Cadastro pronto, é hora de cruzar seu perfil com
as vagas disponíveis. Infelizmente, não é
dessa vez. Acostumada aos "nãos", vai embora
resignada. "Pelo menos agora, vocês já têm
meu contato. Se aparecer uma vaga vocês me ligam, né?".
"Claro!", conforta a atendente Mônica Garcia
Rosas. Ela explica que um dos diferenciais do CEAT é
justamente captar vagas junto a empresas e não esperar
que elas cheguem ao sistema.
O CEAT/CBT trabalha com um software que cadastra o perfil
dos trabalhadores e todas as vagas. Trata-se de um programa
do Ministério do Trabalho, também utilizado
por órgãos governamentais de apoio ao trabalhador
desempregado, além de centrais sindicais. O programa
cruza as informações do perfil da população
cadastrada com as vagas oferecidas, encontrando as pessoas
adequadas a cada posto de trabalho.
Quando a organização consegue captar vagas
extras, provenientes de empresas que já conhecem seu
trabalho, as oportunidades não entram no sistema. Senão,
elas são imediatamente preenchidas porque o sistema
é único. Nesses casos, o CEAT/CBT convoca, por
telefone, as pessoas que já estão inscritas
em seu sistema e preenchem os requisitos.

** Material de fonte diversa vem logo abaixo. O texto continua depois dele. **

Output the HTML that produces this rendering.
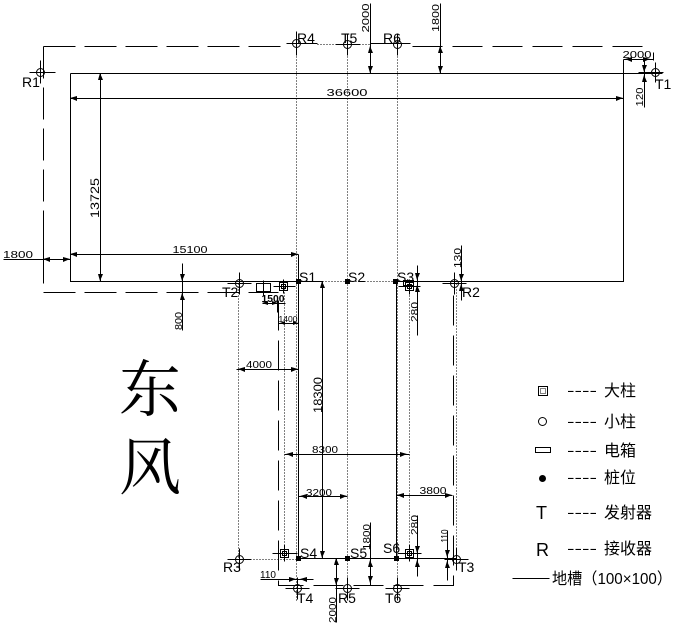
<!DOCTYPE html>
<html><head><meta charset="utf-8"><style>
html,body{margin:0;padding:0;background:#fff;}
svg{display:block;}
.d{font-family:"Liberation Sans",sans-serif;font-size:10px;fill:#000;}
.l{font-family:"Liberation Sans",sans-serif;font-size:14px;fill:#000;}
.c{font-family:"Liberation Sans","Noto Sans CJK SC",sans-serif;font-size:16px;fill:#000;}
</style></head><body>
<svg width="675" height="628" viewBox="0 0 675 628" xmlns="http://www.w3.org/2000/svg">
<rect width="675" height="628" fill="#fff"/>
<g stroke="#000" stroke-width="1" fill="none" transform="translate(0.5,0.5)">
  <!-- trench dashed -->
  <path d="M43,46 H287" stroke-dasharray="32 9"/>
  <path d="M412,46 H645" stroke-dasharray="30 10"/>
  <path d="M43,46 V292 H278" stroke-dasharray="32 9"/>
  <path d="M278,300 V585 H453 V290" stroke-dasharray="30 10"/>
  <!-- building -->
  <path d="M70,73 H662 M623,59 V281 H395 M322,281 H70 V73"/>
  <!-- extension -->
  <path d="M298,254 V558 H456 M396,281 V558 M322,281 V558"/>
  <!-- underlines -->
  <path d="M286,43 H317 M370,43 H410"/>
  <!-- dotted axes -->
  <g stroke-dasharray="1 2">
    <path d="M296,32 V600"/>
    <path d="M347,44 V600"/>
    <path d="M397,44 V600"/>
    <path d="M238,283 V559"/>
    <path d="M456,283 V559"/>
    <path d="M284,286 V553"/>
    <path d="M409,286 V553"/>
    <path d="M317,44 H370"/>
    <path d="M322,281 H395"/>
    <path d="M238,559 H298"/>
  </g>
  <!-- dimension lines -->
  <path d="M70,98 H623"/>
  <path d="M100,73 V281"/>
  <path d="M370,3 V73 M440,3 V73"/>
  <path d="M623,59 H653 M653,52 V60"/>
  <path d="M644,59 V107"/>
  <path d="M3,259 H70 M43,233 V265"/>
  <path d="M70,254 H298"/>
  <path d="M182,263 V330"/>
  <path d="M262,303 H285 M277,300 V312"/>
  <path d="M278,323 H298"/>
  <path d="M461,245 V300"/>
  <path d="M417,265 V335"/>
  <path d="M236,369 H298"/>
  <path d="M284,454 H409"/>
  <path d="M298,496 H347"/>
  <path d="M396,495 H452"/>
  <path d="M336,558 V622"/>
  <path d="M370,522 V585"/>
  <path d="M417,515 V576"/>
  <path d="M447,530 V580"/>
  <path d="M260,579 H313"/>
  <!-- crosshairs (T/R) -->
  <g>
    <circle cx="40" cy="72" r="4"/><path d="M29,72 H55 M40,60 V83"/>
    <circle cx="296" cy="43" r="4"/><path d="M296,31 V55"/>
    <circle cx="347" cy="44" r="4"/><path d="M335,44 H359 M347,33 V55"/>
    <circle cx="397" cy="44" r="4"/><path d="M397,33 V55"/>
    <circle cx="655" cy="72" r="4"/><path d="M638,72 H663 M655,62 V82"/>
    <circle cx="239" cy="283" r="4"/><path d="M227,283 H251 M239,272 V294"/>
    <circle cx="454" cy="283" r="4"/><path d="M442,283 H466 M454,272 V294"/>
    <circle cx="239" cy="559" r="4"/><path d="M227,559 H251 M239,548 V570"/>
    <circle cx="456" cy="559" r="4"/><path d="M444,559 H468 M456,548 V570"/>
    <circle cx="297" cy="588" r="4"/><path d="M285,588 H309 M297,577 V599"/>
    <circle cx="347" cy="588" r="4"/><path d="M335,588 H359 M347,577 V599"/>
    <circle cx="397" cy="588" r="4"/><path d="M385,588 H409 M397,577 V599"/>
  </g>
  <!-- big columns -->
  <g>
    <rect x="279" y="282" width="8" height="8"/><rect x="281" y="284" width="4" height="4"/><path d="M273,286 H295 M283,279 V293"/>
    <rect x="405" y="282" width="8" height="8"/><rect x="407" y="284" width="4" height="4"/><path d="M398,286 H420 M409,279 V294"/>
    <rect x="280" y="549" width="8" height="8"/><rect x="282" y="551" width="4" height="4"/><path d="M272,553 H297 M284,545 V561"/>
    <rect x="405" y="549" width="8" height="8"/><rect x="407" y="551" width="4" height="4"/><path d="M397,553 H421 M409,545 V561"/>
  </g>
  <!-- electric boxes -->
  <rect x="256" y="283" width="14" height="8"/><path d="M263,280 V296"/>
  <rect x="403" y="280" width="10" height="5"/>
  <!-- legend symbols -->
  <rect x="538" y="386" width="9" height="9"/><rect x="540" y="388" width="5" height="5" stroke-dasharray="1 1"/>
  <circle cx="542" cy="421" r="4"/>
  <rect x="535" y="447" width="15" height="5"/>
  <path d="M512,578 H549"/>
</g>
<!-- arrows -->
<g fill="#000">
  <polygon points="70,98 77,96 77,101"/><polygon points="623,98 616,96 616,101"/>
  <polygon points="100,73 98,80 103,80"/><polygon points="100,281 98,274 103,274"/>
  <polygon points="370,46 368,53 373,53"/><polygon points="370,73 368,66 373,66"/>
  <polygon points="440,46 438,53 443,53"/><polygon points="440,73 438,66 443,66"/>
  <polygon points="625,59 632,57 632,62"/><polygon points="650,59 643,57 643,62"/>
  <polygon points="644,72 642,65 647,65"/><polygon points="644,75 642,82 647,82"/>
  <polygon points="43,259 50,257 50,262"/><polygon points="70,259 63,257 63,262"/>
  <polygon points="70,254 77,252 77,257"/><polygon points="298,254 291,252 291,257"/>
  <polygon points="182,281 180,274 185,274"/><polygon points="182,293 180,300 185,300"/>
  <polygon points="461,281 459,274 464,274"/><polygon points="461,284 459,291 464,291"/>
  <polygon points="417,280 415,273 420,273"/><polygon points="417,285 415,292 420,292"/>
  <polygon points="238,369 245,367 245,372"/><polygon points="298,369 291,367 291,372"/>
  <polygon points="322,281 320,288 325,288"/><polygon points="322,558 320,551 325,551"/>
  <polygon points="286,454 293,452 293,457"/><polygon points="407,454 400,452 400,457"/>
  <polygon points="300,496 307,494 307,499"/><polygon points="347,496 340,494 340,499"/>
  <polygon points="397,495 404,493 404,498"/><polygon points="452,495 445,493 445,498"/>
  <polygon points="336,558 334,565 339,565"/><polygon points="336,585 334,578 339,578"/>
  <polygon points="370,560 368,567 373,567"/><polygon points="370,583 368,576 373,576"/>
  <polygon points="417,553 415,546 420,546"/><polygon points="417,560 415,567 420,567"/>
  <polygon points="447,557 445,550 450,550"/><polygon points="447,561 445,568 450,568"/>
  <polygon points="296,579 289,577 289,582"/><polygon points="300,579 307,577 307,582"/>
  <polygon points="262,303 268,301 268,305"/><polygon points="278,303 272,301 272,305"/>
  <polygon points="280,323 285,321 285,325"/><polygon points="298,323 293,321 293,325"/>
  <!-- S points -->
  <rect x="296" y="279" width="5" height="5"/><rect x="345" y="279" width="5" height="5"/><rect x="393" y="279" width="5" height="5"/>
  <rect x="296" y="556" width="5" height="5"/><rect x="345" y="556" width="5" height="5"/><rect x="394" y="556" width="5" height="5"/>
  <circle cx="542.5" cy="478.5" r="3.5"/>
</g>
<!-- dimension texts -->
<text class="d" x="347" y="96" text-anchor="middle" textLength="41" lengthAdjust="spacingAndGlyphs">36600</text>
<text class="d" style="font-size:12px" transform="translate(99,198) rotate(-90)" text-anchor="middle" textLength="40" lengthAdjust="spacingAndGlyphs">13725</text>
<text class="d" transform="translate(369,18) rotate(-90)" text-anchor="middle" textLength="29" lengthAdjust="spacingAndGlyphs">2000</text>
<text class="d" transform="translate(439,18) rotate(-90)" text-anchor="middle" textLength="28" lengthAdjust="spacingAndGlyphs">1800</text>
<text class="d" x="637" y="58" text-anchor="middle" textLength="29" lengthAdjust="spacingAndGlyphs">2000</text>
<text class="d" transform="translate(643,97) rotate(-90)" text-anchor="middle" textLength="19" lengthAdjust="spacingAndGlyphs">120</text>
<text class="d" x="3" y="258" textLength="30" lengthAdjust="spacingAndGlyphs">1800</text>
<text class="d" x="190" y="253" text-anchor="middle" textLength="35" lengthAdjust="spacingAndGlyphs">15100</text>
<text class="d" transform="translate(182,321) rotate(-90)" text-anchor="middle" textLength="18" lengthAdjust="spacingAndGlyphs">800</text>
<text class="d" x="273" y="302" text-anchor="middle" font-weight="bold" textLength="23" lengthAdjust="spacingAndGlyphs">1500</text>
<text class="d" style="font-size:8px" x="288" y="322" text-anchor="middle" textLength="19" lengthAdjust="spacingAndGlyphs">1400</text>
<text class="d" transform="translate(461,258) rotate(-90)" text-anchor="middle" textLength="20" lengthAdjust="spacingAndGlyphs">130</text>
<text class="d" transform="translate(418,312) rotate(-90)" text-anchor="middle" textLength="20" lengthAdjust="spacingAndGlyphs">280</text>
<text class="d" x="259" y="368" text-anchor="middle" textLength="26" lengthAdjust="spacingAndGlyphs">4000</text>
<text class="d" style="font-size:12px" transform="translate(322,395) rotate(-90)" text-anchor="middle" textLength="36" lengthAdjust="spacingAndGlyphs">18300</text>
<text class="d" x="325" y="453" text-anchor="middle" textLength="26" lengthAdjust="spacingAndGlyphs">8300</text>
<text class="d" x="319" y="496" text-anchor="middle" textLength="26" lengthAdjust="spacingAndGlyphs">3200</text>
<text class="d" x="433" y="494" text-anchor="middle" textLength="27" lengthAdjust="spacingAndGlyphs">3800</text>
<text class="d" transform="translate(336,610) rotate(-90)" text-anchor="middle" textLength="26" lengthAdjust="spacingAndGlyphs">2000</text>
<text class="d" transform="translate(370,537) rotate(-90)" text-anchor="middle" textLength="26" lengthAdjust="spacingAndGlyphs">1800</text>
<text class="d" transform="translate(418,525) rotate(-90)" text-anchor="middle" textLength="20" lengthAdjust="spacingAndGlyphs">280</text>
<text class="d" transform="translate(448,536) rotate(-90)" text-anchor="middle" textLength="13" lengthAdjust="spacingAndGlyphs">110</text>
<text class="d" x="260" y="578" textLength="16" lengthAdjust="spacingAndGlyphs">110</text>
<!-- labels -->
<text class="l" x="22" y="87">R1</text>
<text class="l" x="297" y="43">R4</text>
<text class="l" x="341" y="43">T5</text>
<text class="l" x="383" y="43">R6</text>
<text class="l" x="655" y="89">T1</text>
<text class="l" x="222" y="297">T2</text>
<text class="l" x="299" y="282">S1</text>
<text class="l" x="348" y="282">S2</text>
<text class="l" x="397" y="282">S3</text>
<text class="l" x="462" y="297">R2</text>
<text class="l" x="223" y="572">R3</text>
<text class="l" x="300" y="558">S4</text>
<text class="l" x="350" y="558">S5</text>
<text class="l" x="383" y="553">S6</text>
<text class="l" x="458" y="572">T3</text>
<text class="l" x="297" y="603">T4</text>
<text class="l" x="338" y="603">R5</text>
<text class="l" x="385" y="603">T6</text>
<!-- big characters -->
<text x="150" y="411" text-anchor="middle" style="font-family:'Liberation Serif','Noto Serif CJK SC',serif;font-size:62px;fill:#000">东</text>
<text x="150" y="489" text-anchor="middle" style="font-family:'Liberation Serif','Noto Serif CJK SC',serif;font-size:62px;fill:#000">风</text>
<!-- legend -->
<text class="l" style="font-size:18px" x="536" y="519">T</text>
<text class="l" style="font-size:18px" x="536" y="556">R</text>
<text class="d" style="font-size:14px" x="567" y="395" textLength="30" lengthAdjust="spacingAndGlyphs">----</text>
<text class="d" style="font-size:14px" x="567" y="426" textLength="30" lengthAdjust="spacingAndGlyphs">----</text>
<text class="d" style="font-size:14px" x="567" y="455" textLength="30" lengthAdjust="spacingAndGlyphs">----</text>
<text class="d" style="font-size:14px" x="567" y="482" textLength="30" lengthAdjust="spacingAndGlyphs">----</text>
<text class="d" style="font-size:14px" x="567" y="517" textLength="30" lengthAdjust="spacingAndGlyphs">----</text>
<text class="d" style="font-size:14px" x="567" y="553" textLength="30" lengthAdjust="spacingAndGlyphs">----</text>
<text class="c" x="604" y="396">大柱</text>
<text class="c" x="604" y="427">小柱</text>
<text class="c" x="604" y="456">电箱</text>
<text class="c" x="604" y="483">桩位</text>
<text class="c" x="604" y="518">发射器</text>
<text class="c" x="604" y="554">接收器</text>
<text class="c" x="552" y="584" textLength="120" lengthAdjust="spacingAndGlyphs">地槽（100×100）</text>
</svg>
</body></html>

Mônica esclarece que, a unidade em que trabalha recebe,
diariamente, entre 200 e 300 pessoas. A maioria é de
homens, com escolaridade variada, mas com idade entre 30 e
42 anos. Ultimamente, o número de jovens que buscam
o primeiro emprego aumentou, em função do Programa
Jovem Cidadão, do governo do Estado de São Paulo.
Desemprego atinge 2,3 milhões de brasileiros
A última Pesquisa de Emprego e Desemprego na Região
Metropolitana de São Paulo, divulgada em dezembro de
2004 pela da Fundação Sistema Estadual de Análise
de Dados (SEADE) e referente a novembro de 2004, mostra que,
na grande São Paulo, o número de desempregados
estimado era de 1 milhão e 749 mil. A taxa de desemprego
caiu pelo sétimo mês seguido e hoje atinge os
17,4% da população economicamente ativa (PEA).

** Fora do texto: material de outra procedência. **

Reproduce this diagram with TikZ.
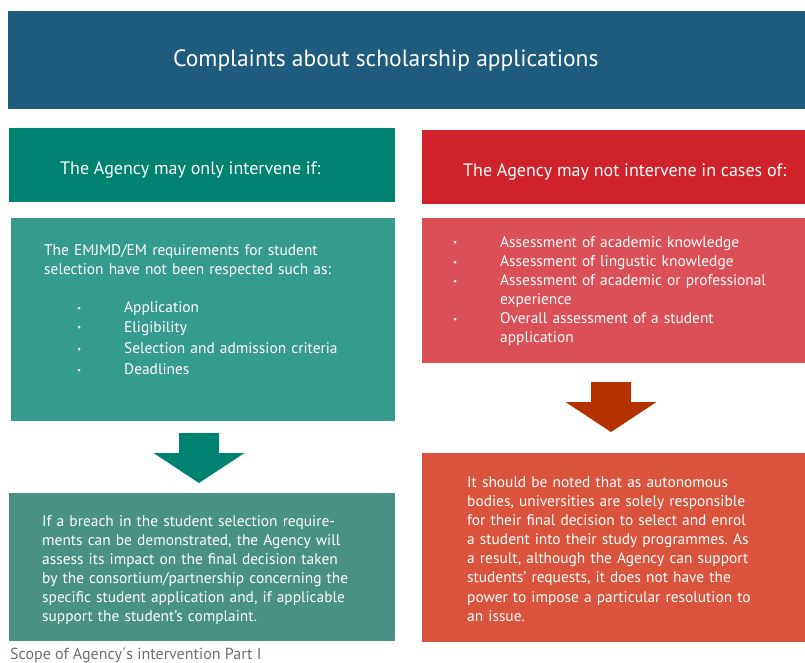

Segundo a pesquisa, o tempo médio de busca de emprego
na região é de 53 semanas.
Em dezembro de 2004, o Instituto Brasileiro de Geografia
e Estatística (IBGE) também divulgou a Pesquisa
Mensal de Emprego, realizada em seis regiões metropolitanas
(Belo Horizonte, Porto Alegre, Recife, Rio de Janeiro, Salvador
e São Paulo). O estudo revelou que, em novembro do
ano passado, estimava-se que 2,3 milhões de pessoas
estivessem procurando trabalho nessas regiões. Em relação
a novembro de 2003, houve uma redução de 11%
nas taxas de desemprego. Isso significa que, este ano teve
cerca de 289 mil trabalhadores desocupados a menos que o ano
anterior.
Essa pesquisa mostrou ainda que existem cerca de 19,5 milhões
de "pessoas ocupadas", isto é, trabalhando
em postos de trabalho formais ou informais, também
nas seis regiões. Desse número, 39,6% correspondem
a empregados com carteira assinada no setor privado, 15,9%
a empregados sem carteira assinada no setor privado e 20,1%
a trabalhadores por conta própria. A renda média
das pessoas ocupadas é de R$ 904,70.
Dos números ao ser humano
O CEAT e o CBT, conforme explica o padre Licio de Araújo
Vale, são dois projetos diferentes apenas porque o
primeiro fica sob a responsabilidade da arquidiocese de São
Paulo e o segundo sob a diocese de Santo Amaro. Fora isso,
eles têm a mesma gestão e metodologia.
A idéia do projeto começou a ser desenvolvida
em 2001. O objetivo era criar um programa da sociedade civil
organizada, que oferecesse atendimento integral ao trabalhador.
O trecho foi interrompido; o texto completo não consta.